The story was inspired by the success of the best-selling Morey Bernstein book The Search for Bridey Murphy, which concerned hypnotism and reincarnation. Exhibitor Jerry Zigmond suggested this subject might make a good film, and AIP commissioned Lou Rusoff to write a script.

AIP did not have enough money to entirely finance the film, so the company asked producer Alex Gordon if he could contribute the remainder. Israel Berman, a colleague of Gordon's brother Richard, knew financier Jack Doppelt, who agreed to provide $40,000 of the film's $104,000 budget.

Edward L. Cahn persuaded his old actor friend Edward Arnold to star for $3,000 for one week's work, and also cast Peter Lorre as the hypnotist. Arnold died two days before production began, while Peter Lorre read the script after which he immediately pulled out of the film and fired his agent for committing him to the project without consulting him first. The producer had to find a substitute cast quickly, settling on Chester Morris and Tom Conway. This was Ron Randell's first film in America in a number of years.

The monster costume was created by master make-up artist Paul Blaisdell and is considered one of his best. Parts of the costume were re-used in three later AIP films. Blaisdell nicknamed the monster "Cuddles". The costume was eventually destroyed in a flood that hit his Topanga Canyon home in 1979.

As usual, Blaisdell played the monster in every scene. Blaisdell nearly got injured when the director instructed him to smash his way through a wooden door in one of the film's action sequences, without realizing the door had been reinforced with plywood. Also in the beach scenes where the creature had to be seen emerging from the surf, Blaisdell was told to wade in up to his waist instead of his knees. The costume got so waterlogged, Blaisdell could hardly propel himself out of the water, especially with the tide working against him. Amazingly, most of this scene was later excised from the finished film due to poor quality image.

==Release==

Gordon, who deferred his $2,500 producer's fee until the film returned its cost, said that the movie was profitable a year and half after its release. Within a few days of finishing the film, AIP featured the She Creature costume in live appearances on several L.A. talk shows to promote the film's grand opening. Blaisdell had his best friend Bob Burns wear the suit on the TV programs, since he was too worn out himself.

==Reception==
Variety wrote it had "a good quota of chills".

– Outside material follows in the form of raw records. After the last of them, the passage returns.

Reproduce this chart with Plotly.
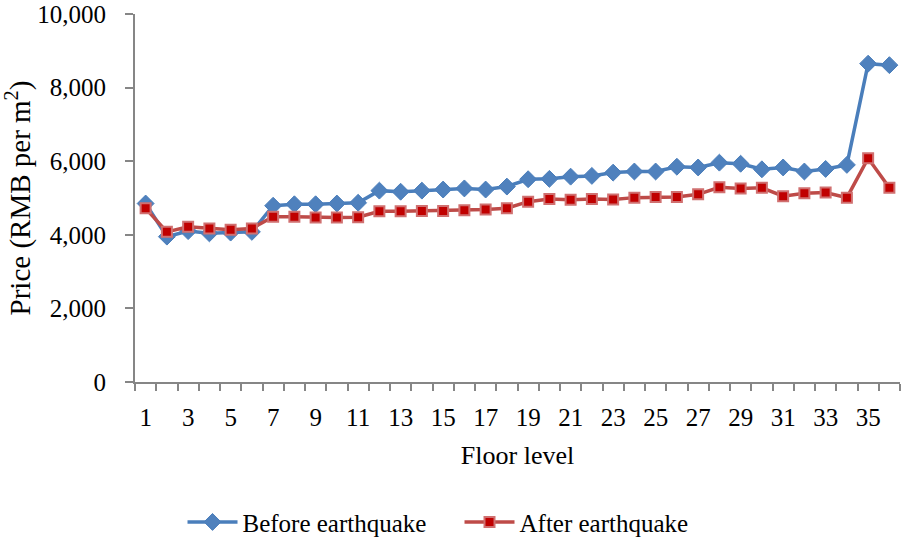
import plotly.graph_objects as go

# Floor levels and average prices (RMB per m²)
floors = list(range(1, 37))
before_quake = [4850, 3950, 4100, 4040, 4060, 4080, 4790, 4830, 4830, 4850, 4870, 5200,
                5170, 5200, 5230, 5260, 5230, 5310, 5510, 5520, 5580, 5600, 5690, 5720,
                5720, 5850, 5830, 5960, 5930, 5780, 5830, 5720, 5790, 5900, 8650, 8610]
after_quake = [4720, 4080, 4220, 4170, 4140, 4170, 4490, 4490, 4470, 4470, 4480, 4640,
               4640, 4650, 4650, 4670, 4690, 4720, 4900, 4970, 4950, 4970, 4960, 5010,
               5030, 5030, 5100, 5290, 5260, 5280, 5050, 5130, 5150, 5010, 6080, 5280]
x_labels = [str(f) for f in floors if f % 2 == 1]
y_ticks = [0, 2000, 4000, 6000, 8000, 10000]

FONT = "Liberation Serif, Times New Roman, serif"
AXIS = "#868686"

fig = go.Figure()
fig.add_trace(go.Scatter(
    x=floors, y=before_quake, mode="lines+markers", name="Before earthquake",
    line=dict(color="#4A7EBB", width=3.5),
    marker=dict(symbol="diamond", size=13, color="#4F81BD",
                line=dict(color="#4A7EBB", width=1)),
))
fig.add_trace(go.Scatter(
    x=floors, y=after_quake, mode="lines+markers", name="After earthquake",
    line=dict(color="#BE4B48", width=3.5),
    marker=dict(symbol="square", size=10, color="#C00000",
                line=dict(color="#D07070", width=2)),
))

fig.update_layout(
    width=901, height=540,
    margin=dict(l=135, r=1, t=14, b=158, autoexpand=False),
    paper_bgcolor="white", plot_bgcolor="white",
    font=dict(family=FONT, size=25, color="black"),
    showlegend=True,
    legend=dict(orientation="h", xref="container", yref="container",
                x=0.51, xanchor="center", y=0.033, yanchor="middle",
                font=dict(size=25), itemwidth=50, entrywidth=212, tracegroupgap=0),
    xaxis=dict(
        range=[0.5, 36.5], showgrid=False, zeroline=False, automargin=False,
        showline=True, linecolor=AXIS, linewidth=2,
        tickmode="array", tickvals=[f for f in floors if f % 2 == 1], ticktext=x_labels,
        ticks="", ticklabelstandoff=12, tickfont=dict(size=25),
        minor=dict(tickmode="array", tickvals=[f + 0.5 for f in range(0, 37)],
                   ticks="outside", ticklen=7, tickcolor=AXIS, tickwidth=1.5, showgrid=False),
        title=dict(text="Floor level", standoff=16, font=dict(size=26)),
    ),
    yaxis=dict(
        range=[0, 10000], showgrid=False, zeroline=False, automargin=False,
        showline=True, linecolor=AXIS, linewidth=2,
        tickmode="array", tickvals=y_ticks, tickformat=",d",
        ticks="outside", ticklen=8, tickcolor=AXIS, tickwidth=1.5,
        ticklabelstandoff=14, tickfont=dict(size=25),
        title=dict(text="Price (RMB per m<sup>2</sup>)", standoff=8, font=dict(size=29)),
    ),
)

fig.write_html("out.html")
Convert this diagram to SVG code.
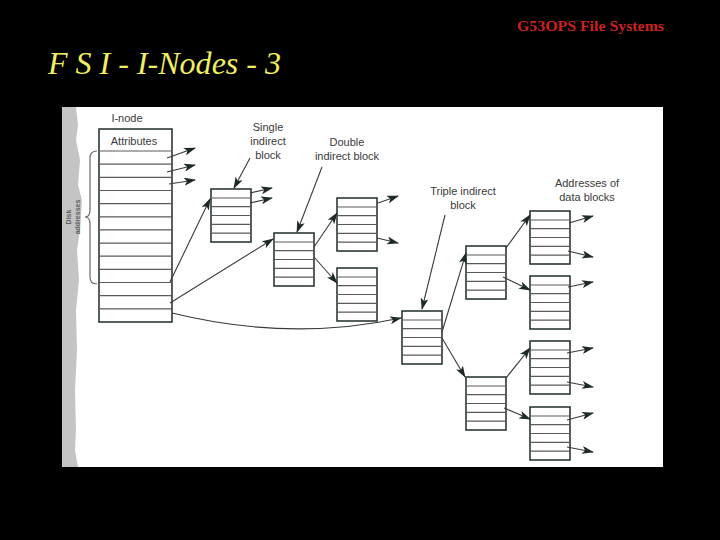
<svg xmlns="http://www.w3.org/2000/svg" xmlns:xlink="http://www.w3.org/1999/xlink" width="720" height="540" viewBox="0 0 720 540">
  <style>
    .lbl { font-family: "Liberation Sans", Arial, sans-serif; font-size: 11px; fill: #3a3a3a; text-anchor: middle; }
    .box { fill: #ffffff; stroke: #2c3838; stroke-width: 1.6; }
    .row { stroke: #5a5a5a; stroke-width: 1.2; fill: none; }
    .conn { stroke: #3a3a3a; stroke-width: 1.1; fill: none; marker-end: url(#ah); }
    .brace { stroke: #6a6a6a; stroke-width: 1.2; fill: none; }
  </style>
  <defs>
    <marker id="ah" markerUnits="userSpaceOnUse" markerWidth="12" markerHeight="8" refX="11" refY="4" orient="auto">
      <path d="M0,0 L12,4 L0,8 L3,4 Z" fill="#1e2a2a"/>
    </marker>
    <g id="blk">
      <rect class="box" x="0" y="0" width="40" height="53"/>
      <path class="row" d="M0,9 H40 M0,17.7 H40 M0,26.5 H40 M0,35.3 H40 M0,44.1 H40"/>
    </g>
  </defs>

  <rect x="0" y="0" width="720" height="540" fill="#000000"/>
  <text x="517" y="31" font-family="Liberation Serif, 'Times New Roman', serif" font-size="14" font-weight="bold" fill="#cc2020" textLength="147" lengthAdjust="spacingAndGlyphs">G53OPS File Systems</text>
  <text x="48" y="74" font-family="Liberation Serif, 'Times New Roman', serif" font-size="31" font-style="italic" fill="#f0f060" textLength="233" lengthAdjust="spacingAndGlyphs">F S I - I-Nodes - 3</text>

  <!-- white panel -->
  <rect x="62" y="107" width="601" height="360" fill="#ffffff"/>
  <path d="M62,107 H76 L78,125 L76,140 L80,160 L78,185 L82,200 L80,230 L77,250 L79,280 L76,310 L77,350 L75,390 L76,430 L75,450 L78,467 H62 Z" fill="#c4c4c4"/>
  <text transform="translate(71,217) rotate(-90)" font-family="Liberation Sans, Arial, sans-serif" font-size="7" font-weight="bold" fill="#606060" text-anchor="middle">Disk</text>
  <text transform="translate(80,217) rotate(-90)" font-family="Liberation Sans, Arial, sans-serif" font-size="7" font-weight="bold" fill="#606060" text-anchor="middle">addresses</text>

  <!-- i-node -->
  <g id="inode">
    <text class="lbl" x="127" y="122">I-node</text>
    <rect class="box" x="99" y="129" width="73" height="193"/>
    <text class="lbl" x="134" y="145">Attributes</text>
    <path class="row" d="M99,151 H172 M99,164.2 H172 M99,177.3 H172 M99,190.5 H172 M99,203.6 H172 M99,216.8 H172 M99,229.9 H172 M99,243.1 H172 M99,256.2 H172 M99,269.4 H172 M99,282.5 H172 M99,295.7 H172 M99,308.8 H172"/>
    <path class="brace" d="M97,151 Q90,151 90,158 V210 Q90,217 85,217 Q90,217 90,224 V277 Q90,284 97,284"/>
  </g>

  <g id="single-indirect">
    <use xlink:href="#blk" x="211" y="189"/>
    <text class="lbl" x="268" y="131">Single</text>
    <text class="lbl" x="268" y="145">indirect</text>
    <text class="lbl" x="268" y="159">block</text>
  </g>

  <g id="double-indirect">
    <use xlink:href="#blk" x="274" y="233"/>
    <text class="lbl" x="347" y="146">Double</text>
    <text class="lbl" x="347" y="160">indirect block</text>
  </g>
  <g id="double-child-1"><use xlink:href="#blk" x="337" y="198"/></g>
  <g id="double-child-2"><use xlink:href="#blk" x="337" y="268"/></g>

  <g id="triple-indirect">
    <use xlink:href="#blk" x="402" y="311"/>
    <text class="lbl" x="463" y="195">Triple indirect</text>
    <text class="lbl" x="463" y="209">block</text>
  </g>
  <g id="triple-child-1"><use xlink:href="#blk" x="466" y="246"/></g>
  <g id="triple-child-2"><use xlink:href="#blk" x="466" y="377"/></g>

  <g id="data-addr-label">
    <text class="lbl" x="587" y="187">Addresses of</text>
    <text class="lbl" x="587" y="201">data blocks</text>
  </g>
  <g id="data-block-a"><use xlink:href="#blk" x="530" y="211"/></g>
  <g id="data-block-b"><use xlink:href="#blk" x="530" y="276"/></g>
  <g id="data-block-c"><use xlink:href="#blk" x="530" y="341"/></g>
  <g id="data-block-d"><use xlink:href="#blk" x="530" y="407"/></g>

  <g id="connectors">
    <line class="conn" x1="167" y1="158" x2="195" y2="148"/>
    <line class="conn" x1="167" y1="172" x2="195" y2="165"/>
    <line class="conn" x1="169" y1="184" x2="195" y2="180"/>
    <line class="conn" x1="170" y1="282" x2="210" y2="199"/>
    <line class="conn" x1="170" y1="303" x2="273" y2="239"/>
    <path class="conn" d="M172,313 Q290,342 401,318"/>
    <line class="conn" x1="250" y1="193" x2="272" y2="188"/>
    <line class="conn" x1="250" y1="203" x2="272" y2="198"/>
    <line class="conn" x1="250" y1="158" x2="234" y2="188"/>
    <line class="conn" x1="322" y1="167" x2="297" y2="232"/>
    <line class="conn" x1="314" y1="247" x2="337" y2="213"/>
    <line class="conn" x1="314" y1="257" x2="337" y2="283"/>
    <line class="conn" x1="378" y1="203" x2="398" y2="196"/>
    <line class="conn" x1="377" y1="238" x2="398" y2="243"/>
    <line class="conn" x1="445" y1="215" x2="422" y2="309"/>
    <line class="conn" x1="442" y1="332" x2="466" y2="253"/>
    <line class="conn" x1="442" y1="338" x2="465" y2="377"/>
    <line class="conn" x1="506" y1="248" x2="530" y2="215"/>
    <line class="conn" x1="503" y1="277" x2="530" y2="290"/>
    <line class="conn" x1="506" y1="378" x2="530" y2="348"/>
    <line class="conn" x1="504" y1="408" x2="530" y2="419"/>
    <line class="conn" x1="569" y1="223" x2="593" y2="216"/>
    <line class="conn" x1="568" y1="251" x2="593" y2="257"/>
    <line class="conn" x1="568" y1="287" x2="593" y2="282"/>
    <line class="conn" x1="567" y1="353" x2="593" y2="348"/>
    <line class="conn" x1="567" y1="382" x2="593" y2="387"/>
    <line class="conn" x1="567" y1="420" x2="593" y2="413"/>
    <line class="conn" x1="567" y1="447" x2="593" y2="452"/>
  </g>
</svg>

Author and film critic Leonard Maltin awarded the film 2 out of 4 stars, calling it "slow and preposterous but effectively moody, with one of Paul Blaisdell's more memorable monsters".

On his website Fantastic Movie Musings and Ramblings, Dave Sindelar wrote, "There is a clever concept behind this attempt to combine the Bridey Murphy concept with a monster movie; unfortunately, a poor script and some ineffectual acting hamstring the attempt".

TV Guide awarded the film 1 out of 4 stars, writing, "Some interesting concepts were touched on, but quickly pushed to the background in the name of plot development, which in this case is one cliche after another".

Dennis Schwartz from Ozus' World Movie Reviews awarded the film a grade of C, calling it "Amusing hokum".

==Legacy==
In 1967, American International commissioned Larry Buchanan to remake the film in color for television, retitled as Creature of Destruction.

The original film is featured in an eighth season episode of movie-mocking television show Mystery Science Theater 3000 and an episode of Cinema Insomnia.

In 2001, producer and special effects artist Stan Winston, remade the film as part of his Creature Features series.